No dia 1, o jovem cozinheiro, de apenas 26 anos então acabados de fazer, estreou o seu primeiro menu como chefe de cozinha.
Foi no ERVA, restaurante de rua integrado no Hotel Corinthia, em Lisboa, anteriormente liderado pelo chefe Carlos Gonçalves.
Ora, ainda em maio, o Mesa do Chef teve a oportunidade de assistir a uma apresentação da nova cozinha do ERVA, conduzida pelo próprio chefe executivo, Artur Gomes, e pela diretora do restaurante, Cheila Queirós.
Contudo, não foi a primeira vez que falámos com Artur Gomes.
Tal acontecera bem antes, em abril do ano anterior, no Symposium 2018 do Sangue na Guelra, a propósito da então já anunciada ida de Artur Gomes seis meses para o NOMA e de infelizmente não nos irmos afinal encontrar em Copenhaga – a nossa visita para o primeiro seafood menu do NOMA 2.0 (apenas registada no instagram do Mesa do Chef, ao contrário do que tinha sucedido em 2013) ocorreu no início de maio e Artur Gomes só chegaria semanas depois, mas ainda antes do fim da temporada inaugural do novo NOMA.
Curiosamente, Artur Gomes foi depois um dos temas da nossa conversa com René Redzepi durante a visita à cozinha, a meio desse jantar.

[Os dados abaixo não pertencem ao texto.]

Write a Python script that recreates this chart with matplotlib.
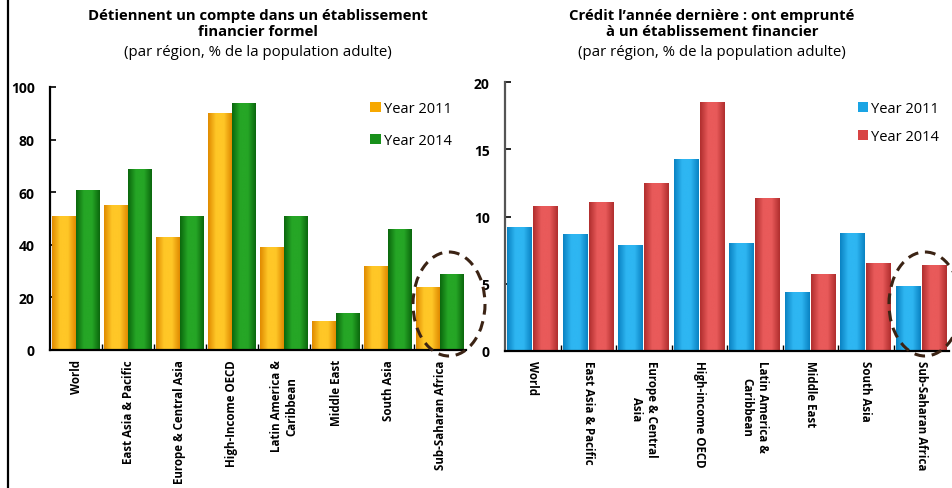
import numpy as np
import matplotlib
matplotlib.use("Agg")
import matplotlib.pyplot as plt
from matplotlib.patches import Ellipse
from matplotlib.lines import Line2D
from matplotlib.colors import LinearSegmentedColormap

plt.rcParams['font.family'] = ['Open Sans', 'DejaVu Sans']

# data
regions_left = ['World', 'East Asia & Pacific', 'Europe & Central Asia', 'High-Income OECD',
                'Latin America &\nCaribbean', 'Middle East', 'South Asia', 'Sub-Saharan Africa']
regions_right = ['World', 'East Asia & Pacific', 'Europe & Central\nAsia', 'High-income OECD',
                 'Latin America &\nCaribbean', 'Middle East', 'South Asia', 'Sub-Saharan Africa']
account_2011 = [51, 55, 43, 90, 39, 11, 32, 24]
account_2014 = [61, 69, 51, 94, 51, 14, 46, 29]
credit_2011 = [9.2, 8.7, 7.9, 14.3, 8.0, 4.4, 8.8, 4.8]
credit_2014 = [10.8, 11.1, 12.5, 18.5, 11.4, 5.7, 6.5, 6.4]

W, H = 952, 489
fig = plt.figure(figsize=(W / 100, H / 100), dpi=100)


def px_axes(x0, x1, ytop, ybot):
    return fig.add_axes([x0 / W, 1 - ybot / H, (x1 - x0) / W, (ybot - ytop) / H])


def shade(ax, bars, edge, mid):
    # cylinder-ish look: dark edges, bright middle
    cmap = LinearSegmentedColormap.from_list('c', [edge, mid, mid, edge])
    grad = np.linspace(0, 1, 64).reshape(1, -1)
    for b in bars:
        x0, w, h = b.get_x(), b.get_width(), b.get_height()
        im = ax.imshow(grad, cmap=cmap, extent=(x0, x0 + w, 0, h), aspect='auto',
                       interpolation='bicubic', zorder=2)
        im.set_clip_path(b)


def style(ax, ymax, ystep, spine_col):
    for s in ['top', 'right']:
        ax.spines[s].set_visible(False)
    ax.spines['left'].set_color(spine_col)
    ax.spines['left'].set_linewidth(1.6)
    ax.spines['bottom'].set_linewidth(1.6)
    ax.set_xlim(-0.5, 7.5)
    ax.set_ylim(0, ymax)
    ax.set_yticks(np.arange(0, ymax + 1, ystep))
    ax.set_xticks(np.arange(0.5, 7.5, 1), minor=False)
    ax.tick_params(axis='y', direction='in', length=4, width=1.2, pad=11, labelsize=10)
    ax.tick_params(axis='x', direction='in', length=4, width=1.0, labelbottom=False)
    for t in ax.get_yticklabels():
        t.set_fontweight('bold')


idx = np.arange(len(regions_left))

# ---- left chart
axl = px_axes(50, 466, 88, 351)
b1 = axl.bar(idx - 0.235, account_2011, 0.46, color='#F7A800', label='Year 2011', zorder=1)
b2 = axl.bar(idx + 0.235, account_2014, 0.46, color='#18901A', label='Year 2014', zorder=1)
shade(axl, b1, '#E08A00', '#FFC727')
shade(axl, b2, '#0B670D', '#26A626')
style(axl, 100, 20, 'black')
for i, lab in enumerate(regions_left):
    axl.text(i, -3.5, lab, rotation=90, ha='center', va='top', fontsize=8.3,
             fontweight='bold', multialignment='center')
axl.legend(loc='upper left', bbox_to_anchor=(0.77, 0.945), frameon=False, fontsize=10.5,
           handlelength=0.7, handleheight=0.7, handletextpad=0.25, labelspacing=1.15,
           borderpad=0, borderaxespad=0)

# ---- right chart
axr = px_axes(505, 949, 83.3, 351.7)
b3 = axr.bar(idx - 0.23, credit_2011, 0.45, color='#1AA4E4', label='Year 2011', zorder=1)
b4 = axr.bar(idx + 0.23, credit_2014, 0.45, color='#D84444', label='Year 2014', zorder=1)
shade(axr, b3, '#0A82C2', '#2EB6F2')
shade(axr, b4, '#B02E2E', '#E95A5A')
style(axr, 20, 5, '#555555')
for i, lab in enumerate(regions_right):
    axr.text(i, -0.7, lab, rotation=-90, ha='center', va='top', fontsize=8.3,
             fontweight='bold', multialignment='center')
axr.legend(loc='upper left', bbox_to_anchor=(0.795, 0.93), frameon=False, fontsize=10.5,
           handlelength=0.7, handleheight=0.7, handletextpad=0.2, labelspacing=0.9,
           borderpad=0, borderaxespad=0)

# ---- titles
fig.text(258 / W, 1 - 24 / H, 'Détiennent un compte dans un établissement\nfinancier formel',
         ha='center', va='center', fontsize=10.7, fontweight='bold', linespacing=1.1)
fig.text(258 / W, 1 - 53 / H, '(par région, % de la population adulte)',
         ha='center', va='center', fontsize=10.8)
fig.text(712 / W, 1 - 24 / H, "Crédit l’année dernière : ont emprunté\nà un établissement financier",
         ha='center', va='center', fontsize=10.7, fontweight='bold', linespacing=1.1)
fig.text(712 / W, 1 - 53 / H, '(par région, % de la population adulte)',
         ha='center', va='center', fontsize=10.8)

# ---- overlay: border line and dashed circles around Sub-Saharan Africa
ov = fig.add_axes([0, 0, 1, 1], zorder=10)
ov.set_xlim(0, W)
ov.set_ylim(H, 0)
ov.axis('off')
ov.patch.set_alpha(0)
ov.add_line(Line2D([8, 8], [0, H], color='black', lw=1.6))
for cx in [449, 925]:
    ov.add_patch(Ellipse((cx, 305), 72, 104, fill=False, ec='#3B2314', lw=2.2,
                         linestyle=(0, (3.5, 2.2)), clip_on=False))

fig.savefig('out.png', dpi=100)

Não é novidade que o chefe do NOMA, devido à ligação da sua mulher Nadine com Portugal, tem um especial carinho pelo nosso país e uma grande vontade de cá vir, não apenas para conhecer os produtos portugueses e a nossa cozinha, mas também para cozinhar em Portugal! Sendo esse um dos seus objetivos a partir de 2020, quando passarem dois anos após a relocalização do seu premiado restaurante. Pelo que ficou encantado quando lhe dissemos que, ainda antes do final desse mês de maio de 2018, chegaria ao NOMA um jovem cozinheiro português com um excelente currículo e que já tinha trabalhado com os irmãos Roca. E com quem aliás tínhamos estado a falar de Copenhaga num festival gastronómico, realizado 15 dias antes em Lisboa, cujo cabeça de cartaz tinha sido precisamente o seu amigo Alex Atala. Aliás, René Redzepi ficou de tal forma contente com a notícia da chegada de Artur Gomes que inclusivamente mandou alguém da equipa tomar nota desse facto.

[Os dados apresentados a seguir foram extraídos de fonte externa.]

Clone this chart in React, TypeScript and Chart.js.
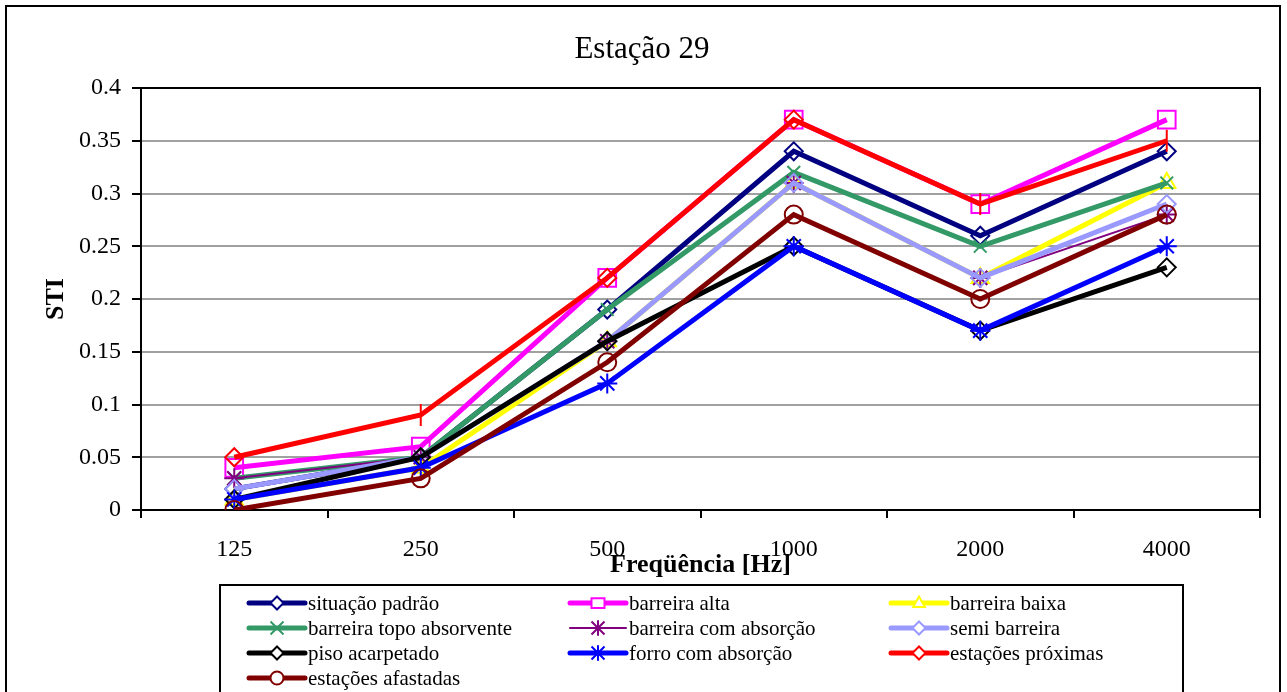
import React, { useEffect, useRef } from 'react';
import { Chart, registerables } from 'chart.js';

Chart.register(...registerables);

const categories = ['125', '250', '500', '1000', '2000', '4000'];
const yTicks = [0, 0.05, 0.1, 0.15, 0.2, 0.25, 0.3, 0.35, 0.4];

const situacaoPadrao = [0.02, 0.05, 0.19, 0.34, 0.26, 0.34];
const barreiraAlta = [0.04, 0.06, 0.22, 0.37, 0.29, 0.37];
const barreiraBaixa = [0.01, 0.04, 0.16, 0.31, 0.22, 0.31];
const barreiraTopoAbsorvente = [0.03, 0.05, 0.19, 0.32, 0.25, 0.31];
const barreiraComAbsorcao = [0.03, 0.05, 0.16, 0.31, 0.22, 0.28];
const semiBarreira = [0.02, 0.05, 0.16, 0.31, 0.22, 0.29];
const pisoAcarpetado = [0.01, 0.05, 0.16, 0.25, 0.17, 0.23];
const forroComAbsorcao = [0.01, 0.04, 0.12, 0.25, 0.17, 0.25];
const estacoesProximas = [0.05, 0.09, 0.22, 0.37, 0.29, 0.35];
const estacoesAfastadas = [0.0, 0.03, 0.14, 0.28, 0.2, 0.28];

const seriesLabels = [
  'situação padrão',
  'barreira alta',
  'barreira baixa',
  'barreira topo absorvente',
  'barreira com absorção',
  'semi barreira',
  'piso acarpetado',
  'forro com absorção',
  'estações próximas',
  'estações afastadas',
];
const seriesValues = [
  situacaoPadrao,
  barreiraAlta,
  barreiraBaixa,
  barreiraTopoAbsorvente,
  barreiraComAbsorcao,
  semiBarreira,
  pisoAcarpetado,
  forroComAbsorcao,
  estacoesProximas,
  estacoesAfastadas,
];

// styles (kept apart from the data)
const seriesColors = ['#000080', '#FF00FF', '#FFFF00', '#339966', '#800080', '#9999FF', '#000000', '#0000FF', '#FF0000', '#800000'];
const seriesWidths = [5, 5, 5, 5, 2, 5, 5, 5, 5, 5];
const seriesMarkers = ['rectRot', 'rect', 'triangle', 'crossRot', 'star', 'rectRot', 'rectRot', 'star', 'rectRot', 'circle'];
const seriesRadii = [9, 12.5, 10, 9, 10, 9, 9, 10, 9, 9];

const SERIF = "'Liberation Serif', 'Times New Roman', serif";

function drawLegendMarker(ctx: CanvasRenderingContext2D, style: string, x: number, y: number, r: number) {
  ctx.beginPath();
  switch (style) {
    case 'rectRot':
      ctx.moveTo(x, y - r);
      ctx.lineTo(x + r, y);
      ctx.lineTo(x, y + r);
      ctx.lineTo(x - r, y);
      ctx.closePath();
      ctx.fill();
      break;
    case 'rect':
      ctx.rect(x - r, y - r * 0.75, 2 * r, 1.5 * r);
      ctx.fill();
      break;
    case 'triangle':
      ctx.moveTo(x, y - r);
      ctx.lineTo(x + r * 0.9, y + r * 0.6);
      ctx.lineTo(x - r * 0.9, y + r * 0.6);
      ctx.closePath();
      ctx.fill();
      break;
    case 'crossRot':
      ctx.moveTo(x - r, y - r);
      ctx.lineTo(x + r, y + r);
      ctx.moveTo(x + r, y - r);
      ctx.lineTo(x - r, y + r);
      break;
    case 'star':
      ctx.moveTo(x - r, y - r);
      ctx.lineTo(x + r, y + r);
      ctx.moveTo(x + r, y - r);
      ctx.lineTo(x - r, y + r);
      ctx.moveTo(x, y - r * 1.2);
      ctx.lineTo(x, y + r * 1.2);
      break;
    case 'circle':
      ctx.arc(x, y, r, 0, Math.PI * 2);
      ctx.fill();
      break;
  }
  ctx.stroke();
}

const decorPlugin = {
  id: 'decor',
  beforeDraw(chart: any) {
    const { ctx, width, height } = chart;
    ctx.save();
    ctx.fillStyle = '#ffffff';
    ctx.fillRect(0, 0, width, height);
    ctx.restore();
  },
  beforeDatasetsDraw(chart: any) {
    const { ctx, chartArea } = chart;
    ctx.save();
    ctx.strokeStyle = '#000';
    ctx.lineWidth = 2;
    ctx.strokeRect(chartArea.left, chartArea.top, chartArea.right - chartArea.left, chartArea.bottom - chartArea.top);
    ctx.restore();
  },
  afterDraw(chart: any) {
    const { ctx, chartArea } = chart;
    ctx.save();
    // outer frame
    ctx.strokeStyle = '#000';
    ctx.lineWidth = 2;
    ctx.strokeRect(6, 6, 1274, 720);

    // title
    ctx.fillStyle = '#000';
    ctx.textAlign = 'center';
    ctx.textBaseline = 'middle';
    ctx.font = `31px ${SERIF}`;
    ctx.fillText('Estação 29', 642, 50);

    // x axis title
    const cx = (chartArea.left + chartArea.right) / 2;
    ctx.font = `bold 26px ${SERIF}`;
    ctx.fillText('Freqüência [Hz]', cx, 565);

    // y axis title
    ctx.save();
    ctx.translate(56, (chartArea.top + chartArea.bottom) / 2);
    ctx.rotate(-Math.PI / 2);
    ctx.fillText('STI', 0, 0);
    ctx.restore();

    // legend box
    ctx.lineWidth = 2;
    ctx.strokeStyle = '#000';
    ctx.strokeRect(220, 585, 963, 200);

    const colX = [249, 570, 891];
    const rowY = [603, 628, 653, 678];
    ctx.font = `21px ${SERIF}`;
    ctx.textAlign = 'left';
    for (let i = 0; i < seriesLabels.length; i++) {
      const col = i % 3;
      const row = Math.floor(i / 3);
      const x0 = colX[col];
      const y = rowY[row];
      ctx.strokeStyle = seriesColors[i];
      ctx.lineWidth = seriesWidths[i];
      ctx.lineCap = 'round';
      ctx.beginPath();
      ctx.moveTo(x0, y);
      ctx.lineTo(x0 + 56, y);
      ctx.stroke();
      ctx.lineCap = 'butt';
      ctx.lineWidth = 2;
      ctx.fillStyle = '#ffffff';
      drawLegendMarker(ctx, seriesMarkers[i], x0 + 28, y, 6.5);
      ctx.fillStyle = '#000';
      ctx.fillText(seriesLabels[i], x0 + 59, y + 1);
    }
    ctx.restore();
  },
};

export default function App() {
  const canvasRef = useRef<HTMLCanvasElement | null>(null);

  useEffect(() => {
    const canvas = canvasRef.current;
    if (!canvas) return;

    const datasets = seriesValues.map((values, i) => {
      const isRed = i === 8;
      return {
        label: seriesLabels[i],
        data: values,
        borderColor: seriesColors[i],
        backgroundColor: seriesColors[i],
        borderWidth: seriesWidths[i],
        pointStyle: isRed ? ['rectRot', 'line', 'rectRot', 'rectRot', 'line', 'line'] : seriesMarkers[i],
        rotation: isRed ? [0, 90, 0, 0, 90, 90] : 0,
        pointRadius: isRed ? [9, 11, 9, 9, 11, 11] : seriesRadii[i],
        pointBorderColor: seriesColors[i],
        pointBackgroundColor: 'rgba(0,0,0,0)',
        pointBorderWidth: 2,
        tension: 0,
        fill: false,
        order: 20 - i,
      };
    });

    const chart = new Chart(canvas, {
      type: 'line',
      data: { labels: categories, datasets },
      plugins: [decorPlugin],
      options: {
        responsive: false,
        animation: false,
        devicePixelRatio: 1,
        layout: { padding: { top: 88, right: 27, left: 0, bottom: 0 } },
        plugins: {
          legend: { display: false },
          title: { display: false },
          tooltip: { enabled: false },
        },
        scales: {
          x: {
            type: 'category',
            offset: true,
            afterFit: (scale: any) => {
              scale.height = 182;
            },
            grid: {
              offset: true,
              drawOnChartArea: false,
              drawTicks: true,
              tickLength: 8,
              color: '#000',
              tickColor: '#000',
              lineWidth: 2,
            },
            border: { color: '#000', width: 2 },
            ticks: {
              color: '#000',
              font: { family: SERIF, size: 24 },
              padding: 17,
              maxRotation: 0,
              autoSkip: false,
            },
          },
          y: {
            min: 0,
            max: 0.4,
            afterFit: (scale: any) => {
              scale.width = 141;
            },
            afterBuildTicks: (scale: any) => {
              scale.ticks = yTicks.map((v) => ({ value: v }));
            },
            grid: {
              color: '#a0a0a0',
              tickColor: '#000',
              lineWidth: 2,
              tickLength: 9,
            },
            border: { color: '#000', width: 2 },
            ticks: {
              color: '#000',
              font: { family: SERIF, size: 24 },
              padding: 11,
              callback: (v: any) => String(Math.round(Number(v) * 100) / 100),
            },
          },
        },
      },
    });

    return () => {
      chart.destroy();
    };
  }, []);

  return (
    <div style={{ position: 'absolute', left: 0, top: 0, width: 1287, height: 692, background: '#fff' }}>
      <canvas ref={canvasRef} width={1287} height={692} style={{ display: 'block' }} />
    </div>
  );
}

Entretanto em Copenhaga, Artur Gomes – que, para além do EL CELLER DE CAN ROCA, já tinha passado igualmente pelo BELCANTO de José Avillez – esteve colocado no laboratório de fermentação do NOMA.
E o mais fascinante é que agora, para além da ética e da estética do NOMA, Artur Gomes trouxe também para a sua cozinha todas essas técnicas!
Ou seja, para a sua cozinha no ERVA!
Uma cozinha cuja base, conforme nos confidenciou Artur Gomes, é sempre o produto – tudo é construído a partir daí.
E em que, efetivamente, se sente muito mundo!
E muita maturidade!
De tal forma que, continuando assim com este nível tão elevado, Artur Gomes vai ser seguramente um caso sério na cozinha portuguesa!
Sala | Tudo muito verde. Existindo inclusivamente paredes forradas com trepadeiras e jardins verticais.
Mesa | Simplicidade.
Carta | A primeira carta assinada por Artur Gomes: couvert + 5 entradas + 9 pratos principais + 4 sobremesas.
Seleção de Pães do Dia (da padaria GLEBA), Manteiga Batida e Azeite Monterosa Premium Picual | Logo no couvert, duas notas que se irão manter ao longo de todo o menu e que depois se percebe serem um traço identitário da cozinha de Artur Gomes: produto de qualidade e registo minimalista.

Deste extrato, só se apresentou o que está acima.